Requirements →
Could you transcribe the material below exactly, without leaving out a single line?

Given data →
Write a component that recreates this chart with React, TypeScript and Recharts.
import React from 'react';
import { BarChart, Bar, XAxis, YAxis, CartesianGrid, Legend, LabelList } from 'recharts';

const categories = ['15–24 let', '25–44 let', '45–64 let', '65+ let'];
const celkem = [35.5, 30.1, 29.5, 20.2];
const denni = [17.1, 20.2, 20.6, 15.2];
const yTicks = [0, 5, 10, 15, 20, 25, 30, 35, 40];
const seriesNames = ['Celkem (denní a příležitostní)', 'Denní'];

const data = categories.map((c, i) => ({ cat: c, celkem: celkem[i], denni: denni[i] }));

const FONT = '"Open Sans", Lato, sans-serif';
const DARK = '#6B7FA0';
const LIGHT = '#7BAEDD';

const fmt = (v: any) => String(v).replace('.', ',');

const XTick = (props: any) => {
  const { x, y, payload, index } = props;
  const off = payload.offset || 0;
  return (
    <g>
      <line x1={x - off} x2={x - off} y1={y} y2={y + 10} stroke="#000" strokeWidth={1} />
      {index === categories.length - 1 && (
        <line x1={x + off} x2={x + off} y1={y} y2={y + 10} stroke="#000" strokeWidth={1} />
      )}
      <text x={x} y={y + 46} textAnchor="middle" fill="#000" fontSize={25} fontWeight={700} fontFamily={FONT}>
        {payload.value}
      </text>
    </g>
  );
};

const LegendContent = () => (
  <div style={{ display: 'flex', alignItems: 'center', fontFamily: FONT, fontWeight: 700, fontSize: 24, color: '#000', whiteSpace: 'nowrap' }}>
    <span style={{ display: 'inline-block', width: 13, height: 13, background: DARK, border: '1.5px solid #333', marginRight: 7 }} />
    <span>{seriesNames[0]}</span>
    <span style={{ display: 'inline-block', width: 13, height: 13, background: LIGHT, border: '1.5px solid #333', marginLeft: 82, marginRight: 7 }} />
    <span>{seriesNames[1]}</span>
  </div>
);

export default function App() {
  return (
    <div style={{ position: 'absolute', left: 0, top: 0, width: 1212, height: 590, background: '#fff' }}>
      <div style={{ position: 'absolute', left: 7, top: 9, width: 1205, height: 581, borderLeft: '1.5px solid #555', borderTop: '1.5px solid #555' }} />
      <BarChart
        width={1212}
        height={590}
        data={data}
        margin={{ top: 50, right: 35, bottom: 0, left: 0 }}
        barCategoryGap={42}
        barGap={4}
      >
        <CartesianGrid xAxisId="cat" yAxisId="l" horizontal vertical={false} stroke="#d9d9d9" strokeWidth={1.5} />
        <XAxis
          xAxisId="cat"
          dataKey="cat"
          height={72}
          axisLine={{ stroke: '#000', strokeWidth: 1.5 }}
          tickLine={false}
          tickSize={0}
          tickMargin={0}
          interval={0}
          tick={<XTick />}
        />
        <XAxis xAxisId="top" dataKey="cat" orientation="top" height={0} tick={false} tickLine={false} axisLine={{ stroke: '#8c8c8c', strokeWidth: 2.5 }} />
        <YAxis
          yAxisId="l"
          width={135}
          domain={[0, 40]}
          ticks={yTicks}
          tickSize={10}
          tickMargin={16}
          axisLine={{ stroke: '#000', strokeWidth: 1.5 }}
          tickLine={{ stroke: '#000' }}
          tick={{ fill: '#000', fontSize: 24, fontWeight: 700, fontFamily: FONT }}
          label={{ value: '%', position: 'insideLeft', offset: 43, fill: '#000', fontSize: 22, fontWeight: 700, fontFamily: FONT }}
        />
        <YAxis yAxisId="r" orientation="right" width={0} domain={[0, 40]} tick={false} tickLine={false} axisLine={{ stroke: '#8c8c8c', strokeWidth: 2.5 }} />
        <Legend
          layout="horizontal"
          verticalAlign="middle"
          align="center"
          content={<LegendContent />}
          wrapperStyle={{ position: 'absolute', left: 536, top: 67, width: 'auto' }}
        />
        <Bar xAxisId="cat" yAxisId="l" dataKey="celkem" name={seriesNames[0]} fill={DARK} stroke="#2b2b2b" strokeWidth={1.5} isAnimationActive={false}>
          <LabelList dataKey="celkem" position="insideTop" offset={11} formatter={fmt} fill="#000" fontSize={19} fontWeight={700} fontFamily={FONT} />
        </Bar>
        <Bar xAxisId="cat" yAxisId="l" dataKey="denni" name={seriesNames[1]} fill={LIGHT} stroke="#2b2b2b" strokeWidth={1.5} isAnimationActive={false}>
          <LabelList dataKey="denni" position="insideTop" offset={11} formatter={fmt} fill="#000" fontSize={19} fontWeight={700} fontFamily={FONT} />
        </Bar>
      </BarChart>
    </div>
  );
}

Output below →
Write a component that recreates this chart with React, TypeScript and Recharts.
import React from 'react';
import { BarChart, Bar, XAxis, YAxis, CartesianGrid, Legend, LabelList } from 'recharts';

const categories = ['15–24 let', '25–44 let', '45–64 let', '65+ let'];
const celkem = [35.5, 30.1, 29.5, 20.2];
const denni = [17.1, 20.2, 20.6, 15.2];
const yTicks = [0, 5, 10, 15, 20, 25, 30, 35, 40];
const seriesNames = ['Celkem (denní a příležitostní)', 'Denní'];

const data = categories.map((c, i) => ({ cat: c, celkem: celkem[i], denni: denni[i] }));

const FONT = '"Open Sans", Lato, sans-serif';
const DARK = '#6B7FA0';
const LIGHT = '#7BAEDD';

const fmt = (v: any) => String(v).replace('.', ',');

const XTick = (props: any) => {
  const { x, y, payload, index } = props;
  const off = payload.offset || 0;
  return (
    <g>
      <line x1={x - off} x2={x - off} y1={y} y2={y + 10} stroke="#000" strokeWidth={1} />
      {index === categories.length - 1 && (
        <line x1={x + off} x2={x + off} y1={y} y2={y + 10} stroke="#000" strokeWidth={1} />
      )}
      <text x={x} y={y + 46} textAnchor="middle" fill="#000" fontSize={25} fontWeight={700} fontFamily={FONT}>
        {payload.value}
      </text>
    </g>
  );
};

const LegendContent = () => (
  <div style={{ display: 'flex', alignItems: 'center', fontFamily: FONT, fontWeight: 700, fontSize: 24, color: '#000', whiteSpace: 'nowrap' }}>
    <span style={{ display: 'inline-block', width: 13, height: 13, background: DARK, border: '1.5px solid #333', marginRight: 7 }} />
    <span>{seriesNames[0]}</span>
    <span style={{ display: 'inline-block', width: 13, height: 13, background: LIGHT, border: '1.5px solid #333', marginLeft: 82, marginRight: 7 }} />
    <span>{seriesNames[1]}</span>
  </div>
);

export default function App() {
  return (
    <div style={{ position: 'absolute', left: 0, top: 0, width: 1212, height: 590, background: '#fff' }}>
      <div style={{ position: 'absolute', left: 7, top: 9, width: 1205, height: 581, borderLeft: '1.5px solid #555', borderTop: '1.5px solid #555' }} />
      <BarChart
        width={1212}
        height={590}
        data={data}
        margin={{ top: 50, right: 35, bottom: 0, left: 0 }}
        barCategoryGap={42}
        barGap={4}
      >
        <CartesianGrid xAxisId="cat" yAxisId="l" horizontal vertical={false} stroke="#d9d9d9" strokeWidth={1.5} />
        <XAxis
          xAxisId="cat"
          dataKey="cat"
          height={72}
          axisLine={{ stroke: '#000', strokeWidth: 1.5 }}
          tickLine={false}
          tickSize={0}
          tickMargin={0}
          interval={0}
          tick={<XTick />}
        />
        <XAxis xAxisId="top" dataKey="cat" orientation="top" height={0} tick={false} tickLine={false} axisLine={{ stroke: '#8c8c8c', strokeWidth: 2.5 }} />
        <YAxis
          yAxisId="l"
          width={135}
          domain={[0, 40]}
          ticks={yTicks}
          tickSize={10}
          tickMargin={16}
          axisLine={{ stroke: '#000', strokeWidth: 1.5 }}
          tickLine={{ stroke: '#000' }}
          tick={{ fill: '#000', fontSize: 24, fontWeight: 700, fontFamily: FONT }}
          label={{ value: '%', position: 'insideLeft', offset: 43, fill: '#000', fontSize: 22, fontWeight: 700, fontFamily: FONT }}
        />
        <YAxis yAxisId="r" orientation="right" width={0} domain={[0, 40]} tick={false} tickLine={false} axisLine={{ stroke: '#8c8c8c', strokeWidth: 2.5 }} />
        <Legend
          layout="horizontal"
          verticalAlign="middle"
          align="center"
          content={<LegendContent />}
          wrapperStyle={{ position: 'absolute', left: 536, top: 67, width: 'auto' }}
        />
        <Bar xAxisId="cat" yAxisId="l" dataKey="celkem" name={seriesNames[0]} fill={DARK} stroke="#2b2b2b" strokeWidth={1.5} isAnimationActive={false}>
          <LabelList dataKey="celkem" position="insideTop" offset={11} formatter={fmt} fill="#000" fontSize={19} fontWeight={700} fontFamily={FONT} />
        </Bar>
        <Bar xAxisId="cat" yAxisId="l" dataKey="denni" name={seriesNames[1]} fill={LIGHT} stroke="#2b2b2b" strokeWidth={1.5} isAnimationActive={false}>
          <LabelList dataKey="denni" position="insideTop" offset={11} formatter={fmt} fill="#000" fontSize={19} fontWeight={700} fontFamily={FONT} />
        </Bar>
      </BarChart>
    </div>
  );
}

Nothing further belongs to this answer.